Task to carry out: Of the records that follow, copy only the lines from the line containing "Generate a component" to the line containing "80.6, 81.3, 81.5];", both included, exactly as written.

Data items
------------------------------
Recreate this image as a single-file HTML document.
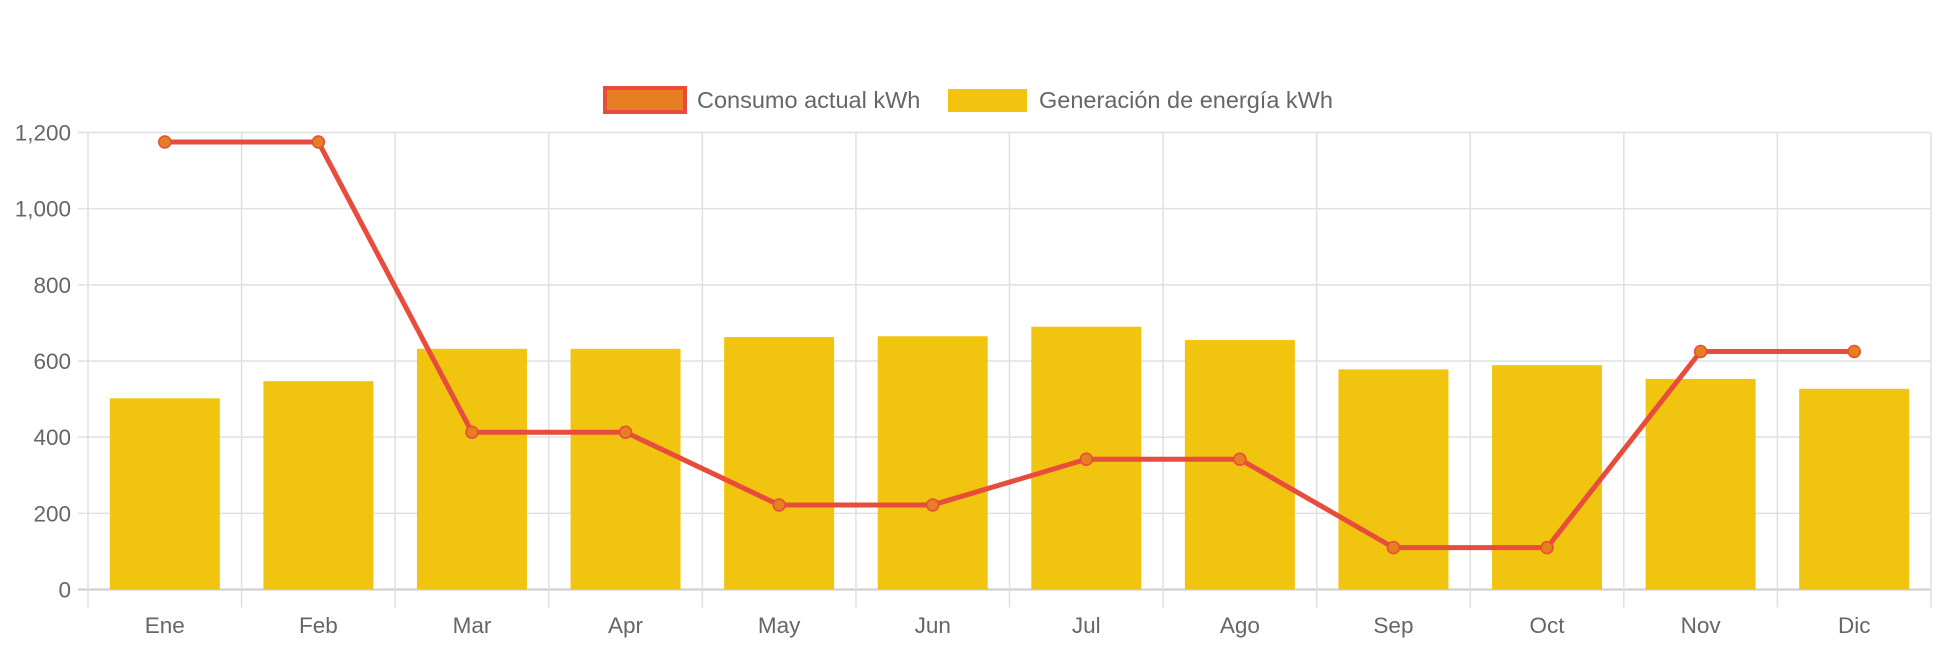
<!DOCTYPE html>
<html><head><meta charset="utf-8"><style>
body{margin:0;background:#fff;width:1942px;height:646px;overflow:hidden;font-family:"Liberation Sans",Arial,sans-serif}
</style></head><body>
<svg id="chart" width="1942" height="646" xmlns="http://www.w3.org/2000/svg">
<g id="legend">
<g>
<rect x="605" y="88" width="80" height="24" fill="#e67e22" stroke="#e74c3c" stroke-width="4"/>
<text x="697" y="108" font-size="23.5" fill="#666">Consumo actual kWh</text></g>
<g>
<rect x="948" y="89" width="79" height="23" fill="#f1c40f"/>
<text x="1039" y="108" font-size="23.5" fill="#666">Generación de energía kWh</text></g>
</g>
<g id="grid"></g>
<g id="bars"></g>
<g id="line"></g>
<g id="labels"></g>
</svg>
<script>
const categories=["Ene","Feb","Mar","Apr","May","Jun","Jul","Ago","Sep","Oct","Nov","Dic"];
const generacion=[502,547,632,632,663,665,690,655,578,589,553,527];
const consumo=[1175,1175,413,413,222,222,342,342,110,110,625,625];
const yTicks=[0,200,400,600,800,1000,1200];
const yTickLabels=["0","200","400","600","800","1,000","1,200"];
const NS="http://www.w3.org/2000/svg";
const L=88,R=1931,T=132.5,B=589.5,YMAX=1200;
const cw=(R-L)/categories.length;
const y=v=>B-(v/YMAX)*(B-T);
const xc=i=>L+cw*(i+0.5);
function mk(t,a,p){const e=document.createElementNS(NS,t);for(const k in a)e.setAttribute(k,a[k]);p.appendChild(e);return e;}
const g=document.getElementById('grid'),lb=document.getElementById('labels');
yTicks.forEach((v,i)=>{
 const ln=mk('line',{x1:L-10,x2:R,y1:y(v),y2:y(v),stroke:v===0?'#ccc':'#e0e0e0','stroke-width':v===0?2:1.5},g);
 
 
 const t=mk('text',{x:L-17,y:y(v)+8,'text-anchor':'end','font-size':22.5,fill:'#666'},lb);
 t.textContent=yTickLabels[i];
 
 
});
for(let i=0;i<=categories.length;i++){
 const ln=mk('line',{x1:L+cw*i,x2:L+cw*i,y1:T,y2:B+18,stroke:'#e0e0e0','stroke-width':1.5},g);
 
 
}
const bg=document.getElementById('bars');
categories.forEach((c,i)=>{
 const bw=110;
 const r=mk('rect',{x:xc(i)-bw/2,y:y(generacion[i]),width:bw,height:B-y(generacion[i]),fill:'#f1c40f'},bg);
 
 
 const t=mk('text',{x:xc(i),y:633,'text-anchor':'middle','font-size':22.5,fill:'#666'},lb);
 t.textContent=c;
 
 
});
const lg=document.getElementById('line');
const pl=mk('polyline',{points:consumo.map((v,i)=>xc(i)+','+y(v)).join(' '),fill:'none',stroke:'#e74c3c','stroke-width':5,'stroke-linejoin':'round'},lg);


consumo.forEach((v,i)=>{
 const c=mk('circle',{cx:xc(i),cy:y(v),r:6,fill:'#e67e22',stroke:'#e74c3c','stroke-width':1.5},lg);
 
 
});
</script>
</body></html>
------------------------------
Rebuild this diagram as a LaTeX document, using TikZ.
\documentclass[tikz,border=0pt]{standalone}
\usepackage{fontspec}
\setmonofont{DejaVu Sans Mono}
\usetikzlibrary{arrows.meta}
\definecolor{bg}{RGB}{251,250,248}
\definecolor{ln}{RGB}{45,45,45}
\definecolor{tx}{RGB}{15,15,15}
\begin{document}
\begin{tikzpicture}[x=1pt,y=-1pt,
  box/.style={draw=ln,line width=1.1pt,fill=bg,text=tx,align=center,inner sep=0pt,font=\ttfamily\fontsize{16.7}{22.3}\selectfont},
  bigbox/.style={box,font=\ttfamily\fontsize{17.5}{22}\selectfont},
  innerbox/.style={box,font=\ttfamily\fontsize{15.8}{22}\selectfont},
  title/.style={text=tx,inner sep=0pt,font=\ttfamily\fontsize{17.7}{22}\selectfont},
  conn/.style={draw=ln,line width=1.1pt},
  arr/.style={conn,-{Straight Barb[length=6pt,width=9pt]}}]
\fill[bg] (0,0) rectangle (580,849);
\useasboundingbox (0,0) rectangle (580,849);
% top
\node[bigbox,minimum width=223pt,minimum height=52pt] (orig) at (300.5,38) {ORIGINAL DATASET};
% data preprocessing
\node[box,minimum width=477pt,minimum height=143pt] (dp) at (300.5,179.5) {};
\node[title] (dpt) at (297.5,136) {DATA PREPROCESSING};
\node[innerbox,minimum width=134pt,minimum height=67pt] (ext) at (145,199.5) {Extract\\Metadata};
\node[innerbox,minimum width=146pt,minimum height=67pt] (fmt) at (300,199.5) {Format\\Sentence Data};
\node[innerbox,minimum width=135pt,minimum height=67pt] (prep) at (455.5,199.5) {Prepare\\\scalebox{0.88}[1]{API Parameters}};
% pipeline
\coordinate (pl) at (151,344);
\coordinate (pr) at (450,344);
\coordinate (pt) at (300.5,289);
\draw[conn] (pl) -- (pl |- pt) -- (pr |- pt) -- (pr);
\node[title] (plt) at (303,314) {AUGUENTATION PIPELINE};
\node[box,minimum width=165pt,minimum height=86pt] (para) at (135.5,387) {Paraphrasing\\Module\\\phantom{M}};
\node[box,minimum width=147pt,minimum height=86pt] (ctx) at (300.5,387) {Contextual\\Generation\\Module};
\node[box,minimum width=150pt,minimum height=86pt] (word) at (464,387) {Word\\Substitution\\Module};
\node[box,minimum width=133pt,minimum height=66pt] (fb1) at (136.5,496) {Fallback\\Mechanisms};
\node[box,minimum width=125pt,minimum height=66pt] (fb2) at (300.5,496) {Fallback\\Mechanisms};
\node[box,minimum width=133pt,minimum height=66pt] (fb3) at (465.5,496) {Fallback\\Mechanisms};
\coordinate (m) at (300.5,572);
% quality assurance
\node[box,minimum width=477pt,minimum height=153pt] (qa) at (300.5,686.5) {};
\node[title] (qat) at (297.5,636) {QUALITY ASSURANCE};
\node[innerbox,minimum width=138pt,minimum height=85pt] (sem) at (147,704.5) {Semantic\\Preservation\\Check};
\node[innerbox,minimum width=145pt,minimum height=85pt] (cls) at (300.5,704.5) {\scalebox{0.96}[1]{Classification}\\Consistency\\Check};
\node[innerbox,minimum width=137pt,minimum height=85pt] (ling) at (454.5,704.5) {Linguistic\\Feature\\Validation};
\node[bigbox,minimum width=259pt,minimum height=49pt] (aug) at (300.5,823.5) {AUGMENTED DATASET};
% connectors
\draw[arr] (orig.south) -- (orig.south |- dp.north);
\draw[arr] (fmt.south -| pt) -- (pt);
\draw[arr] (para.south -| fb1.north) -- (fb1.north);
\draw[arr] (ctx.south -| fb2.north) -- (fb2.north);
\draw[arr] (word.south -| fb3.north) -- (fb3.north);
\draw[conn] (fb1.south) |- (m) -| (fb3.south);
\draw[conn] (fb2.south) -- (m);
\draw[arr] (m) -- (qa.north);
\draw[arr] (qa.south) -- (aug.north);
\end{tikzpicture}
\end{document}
------------------------------
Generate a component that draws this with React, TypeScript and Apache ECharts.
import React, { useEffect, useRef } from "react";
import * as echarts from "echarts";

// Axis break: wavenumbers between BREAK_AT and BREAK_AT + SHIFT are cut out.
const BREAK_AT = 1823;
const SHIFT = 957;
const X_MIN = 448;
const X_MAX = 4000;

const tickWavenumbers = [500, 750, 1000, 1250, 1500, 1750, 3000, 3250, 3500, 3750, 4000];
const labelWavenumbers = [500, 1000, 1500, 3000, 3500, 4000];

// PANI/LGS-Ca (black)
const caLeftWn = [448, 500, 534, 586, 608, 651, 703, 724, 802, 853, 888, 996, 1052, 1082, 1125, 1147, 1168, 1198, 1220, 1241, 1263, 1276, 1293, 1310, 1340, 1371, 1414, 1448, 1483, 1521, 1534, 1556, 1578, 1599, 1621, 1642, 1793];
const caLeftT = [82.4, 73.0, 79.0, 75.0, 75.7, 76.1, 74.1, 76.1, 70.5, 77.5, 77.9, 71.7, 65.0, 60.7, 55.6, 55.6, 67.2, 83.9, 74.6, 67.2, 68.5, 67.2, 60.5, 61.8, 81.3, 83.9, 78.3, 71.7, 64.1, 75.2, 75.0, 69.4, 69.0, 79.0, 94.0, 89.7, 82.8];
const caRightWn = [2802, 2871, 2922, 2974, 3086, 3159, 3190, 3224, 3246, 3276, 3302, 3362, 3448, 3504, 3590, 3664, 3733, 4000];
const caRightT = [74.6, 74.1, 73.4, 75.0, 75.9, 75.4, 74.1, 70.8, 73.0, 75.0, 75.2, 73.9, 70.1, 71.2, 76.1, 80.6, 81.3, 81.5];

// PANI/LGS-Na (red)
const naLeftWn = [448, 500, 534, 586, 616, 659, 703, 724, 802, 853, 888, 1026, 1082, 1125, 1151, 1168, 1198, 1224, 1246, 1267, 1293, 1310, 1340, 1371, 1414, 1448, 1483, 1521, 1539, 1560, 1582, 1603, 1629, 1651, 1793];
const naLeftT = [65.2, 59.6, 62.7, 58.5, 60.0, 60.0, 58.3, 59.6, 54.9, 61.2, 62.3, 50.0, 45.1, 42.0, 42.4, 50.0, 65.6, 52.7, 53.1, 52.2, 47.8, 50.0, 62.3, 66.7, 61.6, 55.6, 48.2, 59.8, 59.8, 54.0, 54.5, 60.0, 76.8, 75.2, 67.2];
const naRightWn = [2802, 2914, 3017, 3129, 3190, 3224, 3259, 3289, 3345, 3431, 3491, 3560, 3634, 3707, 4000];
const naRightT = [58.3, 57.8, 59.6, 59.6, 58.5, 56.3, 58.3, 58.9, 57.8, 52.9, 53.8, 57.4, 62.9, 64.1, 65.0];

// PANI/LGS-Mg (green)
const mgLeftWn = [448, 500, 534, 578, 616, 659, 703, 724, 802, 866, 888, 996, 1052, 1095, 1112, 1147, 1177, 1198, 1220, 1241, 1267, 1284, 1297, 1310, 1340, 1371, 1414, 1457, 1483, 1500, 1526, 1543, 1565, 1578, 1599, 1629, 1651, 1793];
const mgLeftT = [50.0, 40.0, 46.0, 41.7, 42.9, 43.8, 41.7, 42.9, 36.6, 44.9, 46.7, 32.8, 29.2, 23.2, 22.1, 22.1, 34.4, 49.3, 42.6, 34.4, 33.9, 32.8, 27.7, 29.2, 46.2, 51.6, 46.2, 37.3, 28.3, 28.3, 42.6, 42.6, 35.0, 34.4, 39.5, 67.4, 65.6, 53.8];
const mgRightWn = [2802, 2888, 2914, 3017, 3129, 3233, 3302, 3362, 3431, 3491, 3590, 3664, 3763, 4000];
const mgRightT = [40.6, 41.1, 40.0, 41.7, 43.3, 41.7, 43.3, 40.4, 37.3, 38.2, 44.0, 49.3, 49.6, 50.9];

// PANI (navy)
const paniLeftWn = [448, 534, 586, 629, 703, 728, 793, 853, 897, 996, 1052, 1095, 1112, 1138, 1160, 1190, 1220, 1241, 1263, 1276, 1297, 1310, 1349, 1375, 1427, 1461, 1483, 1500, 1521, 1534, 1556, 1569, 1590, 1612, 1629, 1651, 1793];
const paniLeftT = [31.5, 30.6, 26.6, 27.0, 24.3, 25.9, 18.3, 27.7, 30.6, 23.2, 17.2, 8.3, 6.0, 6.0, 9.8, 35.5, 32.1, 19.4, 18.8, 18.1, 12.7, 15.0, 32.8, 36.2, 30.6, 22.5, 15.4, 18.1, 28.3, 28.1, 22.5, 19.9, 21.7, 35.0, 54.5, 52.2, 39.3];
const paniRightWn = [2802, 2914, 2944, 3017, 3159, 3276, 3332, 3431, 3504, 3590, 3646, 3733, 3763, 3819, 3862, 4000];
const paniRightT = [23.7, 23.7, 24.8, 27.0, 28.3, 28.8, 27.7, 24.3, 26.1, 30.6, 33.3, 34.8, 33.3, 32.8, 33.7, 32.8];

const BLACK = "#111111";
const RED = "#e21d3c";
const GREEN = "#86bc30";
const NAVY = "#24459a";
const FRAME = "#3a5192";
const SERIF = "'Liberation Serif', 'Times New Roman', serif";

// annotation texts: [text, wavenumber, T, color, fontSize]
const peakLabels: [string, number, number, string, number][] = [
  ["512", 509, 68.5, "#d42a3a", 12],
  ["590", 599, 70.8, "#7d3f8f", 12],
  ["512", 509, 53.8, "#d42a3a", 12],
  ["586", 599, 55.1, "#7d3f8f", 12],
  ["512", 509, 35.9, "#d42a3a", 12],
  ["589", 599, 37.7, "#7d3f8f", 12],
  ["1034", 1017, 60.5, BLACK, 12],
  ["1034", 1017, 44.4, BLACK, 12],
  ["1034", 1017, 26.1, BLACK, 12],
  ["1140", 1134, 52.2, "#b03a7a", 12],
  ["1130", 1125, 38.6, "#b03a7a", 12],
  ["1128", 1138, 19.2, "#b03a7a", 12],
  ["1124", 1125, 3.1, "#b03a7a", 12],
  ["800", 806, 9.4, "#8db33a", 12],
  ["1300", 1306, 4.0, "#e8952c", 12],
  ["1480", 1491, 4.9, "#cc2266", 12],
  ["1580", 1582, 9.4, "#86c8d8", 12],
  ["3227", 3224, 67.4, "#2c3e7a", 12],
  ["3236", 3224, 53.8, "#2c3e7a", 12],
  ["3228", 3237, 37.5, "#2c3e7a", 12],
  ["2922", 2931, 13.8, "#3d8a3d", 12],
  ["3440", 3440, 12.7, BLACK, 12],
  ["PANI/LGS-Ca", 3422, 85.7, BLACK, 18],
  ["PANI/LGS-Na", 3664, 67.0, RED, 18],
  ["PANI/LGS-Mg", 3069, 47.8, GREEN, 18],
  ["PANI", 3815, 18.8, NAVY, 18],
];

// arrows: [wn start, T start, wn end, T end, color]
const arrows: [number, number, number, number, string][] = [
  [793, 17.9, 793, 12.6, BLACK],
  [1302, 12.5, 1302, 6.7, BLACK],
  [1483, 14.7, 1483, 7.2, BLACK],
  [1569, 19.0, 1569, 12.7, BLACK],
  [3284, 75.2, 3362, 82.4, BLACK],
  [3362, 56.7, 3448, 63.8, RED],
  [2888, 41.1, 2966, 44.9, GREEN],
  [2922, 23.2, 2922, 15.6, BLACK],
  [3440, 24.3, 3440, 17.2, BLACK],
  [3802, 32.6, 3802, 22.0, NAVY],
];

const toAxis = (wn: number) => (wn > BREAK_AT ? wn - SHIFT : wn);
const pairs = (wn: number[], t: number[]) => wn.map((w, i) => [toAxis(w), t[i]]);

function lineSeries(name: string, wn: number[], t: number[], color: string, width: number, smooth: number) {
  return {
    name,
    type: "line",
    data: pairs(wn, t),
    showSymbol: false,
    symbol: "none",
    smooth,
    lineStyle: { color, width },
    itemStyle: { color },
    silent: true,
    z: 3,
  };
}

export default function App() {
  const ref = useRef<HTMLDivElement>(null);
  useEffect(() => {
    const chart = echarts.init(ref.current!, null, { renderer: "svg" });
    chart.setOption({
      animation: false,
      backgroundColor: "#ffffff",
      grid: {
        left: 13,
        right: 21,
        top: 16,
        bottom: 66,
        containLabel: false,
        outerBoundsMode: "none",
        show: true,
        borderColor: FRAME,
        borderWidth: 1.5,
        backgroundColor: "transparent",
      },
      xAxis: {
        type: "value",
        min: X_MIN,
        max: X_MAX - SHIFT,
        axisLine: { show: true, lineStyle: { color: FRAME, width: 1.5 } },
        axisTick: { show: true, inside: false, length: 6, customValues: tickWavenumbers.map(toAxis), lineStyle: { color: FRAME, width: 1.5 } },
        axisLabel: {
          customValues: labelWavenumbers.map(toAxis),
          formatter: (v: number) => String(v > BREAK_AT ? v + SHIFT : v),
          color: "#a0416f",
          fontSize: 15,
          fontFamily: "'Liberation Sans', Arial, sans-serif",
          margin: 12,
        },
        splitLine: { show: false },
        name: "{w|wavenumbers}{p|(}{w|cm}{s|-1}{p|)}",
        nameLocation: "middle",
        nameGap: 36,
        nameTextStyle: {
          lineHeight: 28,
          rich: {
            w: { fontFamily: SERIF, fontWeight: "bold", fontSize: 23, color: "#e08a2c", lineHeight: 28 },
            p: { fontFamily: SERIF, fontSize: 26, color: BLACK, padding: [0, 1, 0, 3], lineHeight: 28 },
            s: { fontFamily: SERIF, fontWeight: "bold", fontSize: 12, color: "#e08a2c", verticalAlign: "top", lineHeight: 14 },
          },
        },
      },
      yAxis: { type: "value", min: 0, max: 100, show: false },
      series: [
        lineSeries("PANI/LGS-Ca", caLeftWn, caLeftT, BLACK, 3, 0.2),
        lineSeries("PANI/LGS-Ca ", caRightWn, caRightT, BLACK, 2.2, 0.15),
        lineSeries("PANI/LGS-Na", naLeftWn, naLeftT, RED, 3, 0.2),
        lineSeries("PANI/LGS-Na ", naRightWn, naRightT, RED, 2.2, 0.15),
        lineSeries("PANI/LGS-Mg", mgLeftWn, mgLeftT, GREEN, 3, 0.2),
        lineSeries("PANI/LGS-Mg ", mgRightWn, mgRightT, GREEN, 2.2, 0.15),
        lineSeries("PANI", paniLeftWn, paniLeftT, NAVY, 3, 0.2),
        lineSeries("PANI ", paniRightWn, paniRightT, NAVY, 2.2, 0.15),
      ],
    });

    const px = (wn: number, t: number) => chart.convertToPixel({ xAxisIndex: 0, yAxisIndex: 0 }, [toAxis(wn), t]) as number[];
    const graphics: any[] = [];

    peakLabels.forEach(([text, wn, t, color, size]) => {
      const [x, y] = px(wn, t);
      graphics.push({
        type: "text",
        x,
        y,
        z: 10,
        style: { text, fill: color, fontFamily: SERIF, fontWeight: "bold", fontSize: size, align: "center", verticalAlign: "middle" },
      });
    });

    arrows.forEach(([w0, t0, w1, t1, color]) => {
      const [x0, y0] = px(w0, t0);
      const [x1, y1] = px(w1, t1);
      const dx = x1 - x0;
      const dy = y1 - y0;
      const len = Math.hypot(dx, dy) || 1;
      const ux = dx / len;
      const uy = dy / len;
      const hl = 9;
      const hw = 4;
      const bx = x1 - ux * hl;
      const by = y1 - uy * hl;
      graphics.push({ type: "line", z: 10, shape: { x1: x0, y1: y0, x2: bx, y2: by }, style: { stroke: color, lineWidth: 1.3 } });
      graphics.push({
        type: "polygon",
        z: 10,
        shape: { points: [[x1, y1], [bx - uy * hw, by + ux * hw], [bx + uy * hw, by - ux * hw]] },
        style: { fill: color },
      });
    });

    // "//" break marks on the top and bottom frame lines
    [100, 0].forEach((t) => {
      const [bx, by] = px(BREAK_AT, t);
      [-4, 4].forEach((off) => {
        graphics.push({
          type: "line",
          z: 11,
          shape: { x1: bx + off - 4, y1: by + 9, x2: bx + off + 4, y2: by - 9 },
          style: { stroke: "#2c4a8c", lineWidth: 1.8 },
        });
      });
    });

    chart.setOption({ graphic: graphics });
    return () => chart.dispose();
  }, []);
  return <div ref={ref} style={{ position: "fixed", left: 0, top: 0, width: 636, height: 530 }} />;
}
------------------------------
Answer for this exercise:
Generate a component that draws this with React, TypeScript and Apache ECharts.
import React, { useEffect, useRef } from "react";
import * as echarts from "echarts";

// Axis break: wavenumbers between BREAK_AT and BREAK_AT + SHIFT are cut out.
const BREAK_AT = 1823;
const SHIFT = 957;
const X_MIN = 448;
const X_MAX = 4000;

const tickWavenumbers = [500, 750, 1000, 1250, 1500, 1750, 3000, 3250, 3500, 3750, 4000];
const labelWavenumbers = [500, 1000, 1500, 3000, 3500, 4000];

// PANI/LGS-Ca (black)
const caLeftWn = [448, 500, 534, 586, 608, 651, 703, 724, 802, 853, 888, 996, 1052, 1082, 1125, 1147, 1168, 1198, 1220, 1241, 1263, 1276, 1293, 1310, 1340, 1371, 1414, 1448, 1483, 1521, 1534, 1556, 1578, 1599, 1621, 1642, 1793];
const caLeftT = [82.4, 73.0, 79.0, 75.0, 75.7, 76.1, 74.1, 76.1, 70.5, 77.5, 77.9, 71.7, 65.0, 60.7, 55.6, 55.6, 67.2, 83.9, 74.6, 67.2, 68.5, 67.2, 60.5, 61.8, 81.3, 83.9, 78.3, 71.7, 64.1, 75.2, 75.0, 69.4, 69.0, 79.0, 94.0, 89.7, 82.8];
const caRightWn = [2802, 2871, 2922, 2974, 3086, 3159, 3190, 3224, 3246, 3276, 3302, 3362, 3448, 3504, 3590, 3664, 3733, 4000];
const caRightT = [74.6, 74.1, 73.4, 75.0, 75.9, 75.4, 74.1, 70.8, 73.0, 75.0, 75.2, 73.9, 70.1, 71.2, 76.1, 80.6, 81.3, 81.5];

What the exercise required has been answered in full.